Initially, that's the combined result of Radian being a DBMS tool and Release 8 not having been designed to be driven from an external user interface console through OBDC. we could enjoy the benefits/strengths of both products until MF evolves into an all-purpose GIS tool (MS9?), supplanting MS8
That's the real and most important task, to reduce the time to 9. As good as 8 is, it has structural limitations from an earlier day that cannot be blended seamlessly into a fully parallel world of Radian, Future and 9. Any Radian-based product has to treat 8 as a limited thing, a sandboxed environment so to speak, where connections to and from have to be translated on the fly from what Radian is capable of to what 8 is capable of. That's a huge amount of effort that takes a lot of time to do, and at the end is somewhat pointless if you really intend to replace 8 with 9. Much better would be to invest the same effort into getting to 9 faster. In fact, it's quicker to get directly to 9 than to invest into supporting a parallel world running 8, hence the decision to connect to 8 as a source for work in Radian/Future/9 (a quick and easy thing to do) but not to delay 9 with a massive investment in twinning with technology that 9 renders obsolete. Commenting on the list... keep in mind that it's only been a month and a week since we started moving a "database tool, not a GIS" into becoming a GIS, so a lot of this is in the works.. :-) We're doing the basics in two cycles: first, a turn through vector editing, formatting, selections/transforms/tables, and print layouts at the entry level and then a second turn through all those to backfill stuff left out during the first turn, make adjustments based on community feedback, etc. (creating bounded areas, registering images of archaic paper maps using control points, navigating a helicopter to a specific sample site using the GPS console, fixing error-ridden imported linework using topology factory, snapping to grid/graticule, drawing freeform lines, and printing maps
... bounded areas are easy. Sounds like that would make a great transform to add. ... registering images using control points. That will come with raster editing. We want to pump out full vector editing capability first and second do the full raster editor thing. ... GPS console. Part of making a GIS from a database tool, I agree. ... Topology factory. This will be done using the new transform pane technology, which has not yet been merged into the system but is one of the big things in the weeks ahead.

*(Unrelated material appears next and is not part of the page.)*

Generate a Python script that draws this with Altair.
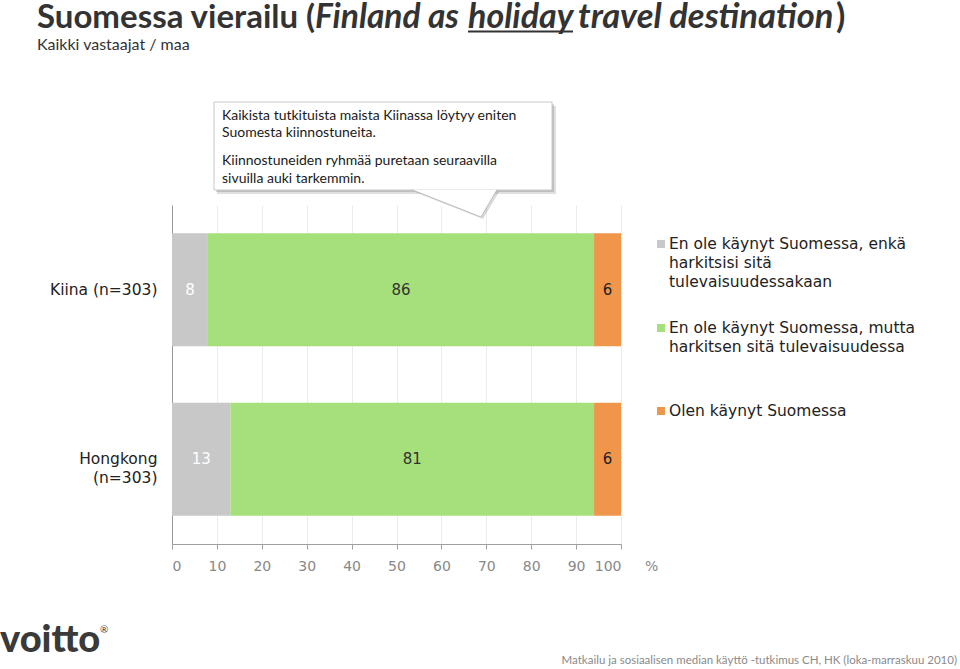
import altair as alt
import pandas as pd

# ---------------- data ----------------
countries = ["Kiina (n=303)", "Hongkong (n=303)"]
categories = [
    "En ole käynyt Suomessa, enkä harkitsisi sitä tulevaisuudessakaan",
    "En ole käynyt Suomessa, mutta harkitsen sitä tulevaisuudessa",
    "Olen käynyt Suomessa",
]
never_considered = [8, 13]
considering = [86, 81]
visited = [6, 6]
colors = ["#c8c8c8", "#a6e07a", "#f0964b"]
label_colors = ["#ffffff", "#333333", "#222222"]
x_ticks = [0, 10, 20, 30, 40, 50, 60, 70, 80, 90, 100]

rows = []
for i, c in enumerate(countries):
    for k, vals in enumerate([never_considered, considering, visited]):
        rows.append({"country": c, "category": categories[k], "order": k,
                     "value": vals[i], "lc": label_colors[k]})
df = pd.DataFrame(rows)

# ---------------- layout ----------------
OX, OY = 172, 205          # plot origin in page pixels
W, H = 449, 339

def px(x):
    return x - OX

def py(y):
    return y - OY

one = alt.Data(values=[{"a": 1}])

def txt(s, x, y, size=14, color="#222222", font="DejaVu Sans", align="left",
        weight="normal", style="normal", baseline="middle"):
    return alt.Chart(one).mark_text(
        text=s, align=align, baseline=baseline, fontSize=size, color=color,
        font=font, fontWeight=weight, fontStyle=style
    ).encode(x=alt.value(px(x)), y=alt.value(py(y)))

xscale = alt.Scale(domain=[0, 100], nice=False, zero=True)
yscale = alt.Scale(domain=countries, paddingInner=0.333, paddingOuter=0.1667)
cscale = alt.Scale(domain=categories, range=colors)

bars = alt.Chart(df).mark_bar().encode(
    x=alt.X("sum(value):Q", scale=xscale, stack="zero",
            axis=alt.Axis(values=x_ticks, title=None, grid=True, gridColor="#ececec",
                          domainColor="#a0a0a0", tickColor="#a0a0a0", tickSize=5,
                          labelColor="#888888", labelFontSize=14, labelPadding=10,
                          labelFont="DejaVu Sans")),
    y=alt.Y("country:N", scale=yscale, sort=countries,
            axis=alt.Axis(title=None, ticks=False, domainColor="#999999",
                          labelColor="#222222", labelFontSize=15.5, labelFont="DejaVu Sans",
                          labelPadding=15, labelLimit=200, labelLineHeight=19,
                          labelExpr="datum.value == 'Hongkong (n=303)' ? ['Hongkong', '(n=303)'] : datum.value")),
    color=alt.Color("category:N", scale=cscale, legend=None),
    order=alt.Order("order:Q"),
)

labels = alt.Chart(df).transform_stack(
    stack="value", groupby=["country"], as_=["v0", "v1"],
    sort=[alt.SortField("order", "ascending")]
).transform_calculate(
    mid="(datum.v0 + datum.v1) / 2"
).mark_text(fontSize=15, font="DejaVu Sans", baseline="middle").encode(
    x=alt.X("mid:Q", scale=xscale),
    y=alt.Y("country:N", scale=yscale, sort=countries),
    text="value:Q",
    color=alt.Color("lc:N", scale=None),
)

layers = [bars, labels]

# "%" after axis
layers.append(txt("%", 645, 567, size=14, color="#888888"))

# legend
leg = [
    (0, 244, ["En ole käynyt Suomessa, enkä", "harkitsisi sitä", "tulevaisuudessakaan"]),
    (1, 328, ["En ole käynyt Suomessa, mutta", "harkitsen sitä tulevaisuudessa"]),
    (2, 411, ["Olen käynyt Suomessa"]),
]
for k, y0, lines in leg:
    layers.append(alt.Chart(one).mark_square(size=64, color=colors[k], opacity=1).encode(
        x=alt.value(px(661)), y=alt.value(py(y0))))
    for j, line in enumerate(lines):
        layers.append(txt(line, 669, y0 + j * 19, size=15.5))

# callout box
layers.append(alt.Chart(one).mark_rect(color="#000000", opacity=0.12).encode(
    x=alt.value(px(217)), x2=alt.value(px(556)), y=alt.value(py(106)), y2=alt.value(py(194))))
layers.append(alt.Chart(one).mark_rect(color="#000000", opacity=0.15).encode(
    x=alt.value(px(216)), x2=alt.value(px(554)), y=alt.value(py(104)), y2=alt.value(py(192))))
layers.append(alt.Chart(one).mark_rect(fill="#ffffff", stroke="#c8c8c8", strokeWidth=1).encode(
    x=alt.value(px(214)), x2=alt.value(px(552)), y=alt.value(py(102)), y2=alt.value(py(190))))
# pointer (shadow + body)
ptr = "M-0.988,-0.33 L0.616,0.302 L0.988,-0.33 Z"
ptr_open = "M-0.988,-0.33 L0.616,0.302 L0.988,-0.33"
layers.append(alt.Chart(one).mark_point(shape=ptr, size=7396, filled=True, color="#000000",
                                        opacity=0.15, strokeWidth=0).encode(
    x=alt.value(px(456.5)), y=alt.value(py(206))))
layers.append(alt.Chart(one).mark_point(shape=ptr_open, size=7396, filled=False, fill="#ffffff",
                                        fillOpacity=1, stroke="#c0c0c0", strokeWidth=1, opacity=1).encode(
    x=alt.value(px(454.5)), y=alt.value(py(204))))
for s, y in [("Kaikista tutkituista maista Kiinassa löytyy eniten", 116),
             ("Suomesta kiinnostuneita.", 133),
             ("Kiinnostuneiden ryhmää puretaan seuraavilla", 161),
             ("sivuilla auki tarkemmin.", 179)]:
    layers.append(txt(s, 222, y, size=14, font="Lato", color="#1a1a1a"))

# title (mixed styles)
TC = "#333333"
TB = 28
layers.append(txt("Suomessa vierailu (", 37, TB, size=33, font="Lato", weight="bold",
                  color=TC, baseline="alphabetic"))
layers.append(txt("Finland as", 315, TB, size=33.5, font="Lato", weight="bold", style="italic",
                  color=TC, baseline="alphabetic"))
layers.append(txt("holiday", 468, TB, size=34, font="Lato", weight="bold", style="italic",
                  color=TC, baseline="alphabetic"))
layers.append(alt.Chart(one).mark_rule(color=TC, strokeWidth=2).encode(
    x=alt.value(px(468)), x2=alt.value(px(573)), y=alt.value(py(31.5))))
layers.append(txt("travel destination", 578, TB, size=34.5, font="Lato", weight="bold", style="italic",
                  color=TC, baseline="alphabetic"))
layers.append(txt(")", 836, TB, size=34, font="Lato", weight="bold", color=TC,
                  baseline="alphabetic"))
layers.append(txt("Kaikki vastaajat / maa", 37, 45, size=16, font="Lato", color=TC))

# logo and footer
layers.append(txt("voitto", 0, 641, size=38, font="Lato", weight=900, color="#3a3a3a"))
layers.append(txt("®", 100, 630, size=10, font="Lato", color="#3a3a3a"))
layers.append(txt("Matkailu ja sosiaalisen median käyttö -tutkimus CH, HK (loka-marraskuu 2010)",
                  957, 661, size=11.5, font="Lato", color="#8a8a8a", align="right"))

chart = alt.layer(*layers).properties(
    width=W, height=H,
    autosize=alt.AutoSizeParams(type="none"),
    padding={"left": OX, "top": OY, "right": 960 - OX - W, "bottom": 669 - OY - H},
    background="#ffffff",
).configure_view(stroke=None)

chart.save("out.html", embed_options={"renderer": "svg", "actions": False})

We're moving such capabilities out of dialogs, like the Transform dialog in the current system, into panes, which provide a much greater degree of interactivity between the map display of the data and the control panels in the panes. ... snaps to grid /graticules. This almost made it into the first cycle of editing, like the snaps to vertices, but instead will be in the second pass. There's a nice variety of snaps that will be in the system. ... drawing freeform lines. Likewise. There will be a variety of editing tools beyond the basic ones now there. We are trying to apply a "less is more" philosophy so instead of dumping a truckload of every possible editing tool imaginable (most of which never get used) to instead present a reasonably rich set of those tools that actually get used. ... printing maps. In this cycle for basic print layouts. custom line types and the ability to easily apply formatting to areas bounded by those lines (geological contacts).
The former I understand and is coming. Custom styles for areas, lines and points will be there in the next turn of the cycle through formatting. The latter I'm not sure I understand what you mean. If you mean a control that says "format everything that touches anything in this set" it seems to me that is more a selection or SQL thing where you want to organize the relationships between data. Once you have relationships that you want, then a standard, rich set of thematic formatting controls should work great and there should be no need for special-case thematic formatting tools. The ability of MS8 (and earlier versions) to very efficiently and rapidly create bounded areas from lines and to apply thematic information based upon attributes of a point within the bounded area,
Given a "create bounded areas from lines" function, 9 will do that far more efficiently and faster than 8. We suspect that MF could benefit from less reliance on polygons which on their own are inherently redundant
Well, nothing about Radian, Future or 9 relies on polygons. At a deep level the system doesn't really care. But you can't say the same of a legacy infrastructure of zillions of data sets where GIS practitioners for several decades have accumulated exabytes of data where they use polygons to order notions about what is the inside of a system of ordered coordinates and what is an outside. There is so much of that already done and out there that it merits features in the GIS to exploit the data people have and how they have chosen to order it. as are spatial overly functions.
Lots of them already there, in case they were overlooked. the MF color reference seems unnecessarily arcane (there is probably some code efficiency reason unknown to us): it would seem that the color values are base 10 equivalents of hexadecimal representations of the RGB values.
I haven't looked explicitly but I suspect this is nothing more than the infinite influence of the web, which to a greater and greater degree defines and rules all aspects of human life. My guess is that whatever trendy JSON web style stuff is now being used for color values is what is driving the Radian choice. The technology of the web for cartography and GIS outweighs what classic GIS people do by about a billion people to one so there is a lot of benefit to piggybacking on whatever they do. It's a bit humbling to realize that some programmer sitting within Google who can't even spell "GIS" might decide to apply a particular standard to Google's web mapping API and the next day whatever color value representation that guy decides will have a greater influence on what billions of people do in spatial work than the cumulative effect of ESRI hammering away for half a century. But it is what it is and if you can use what that guy decides to make life easier for users, may as well leverage it.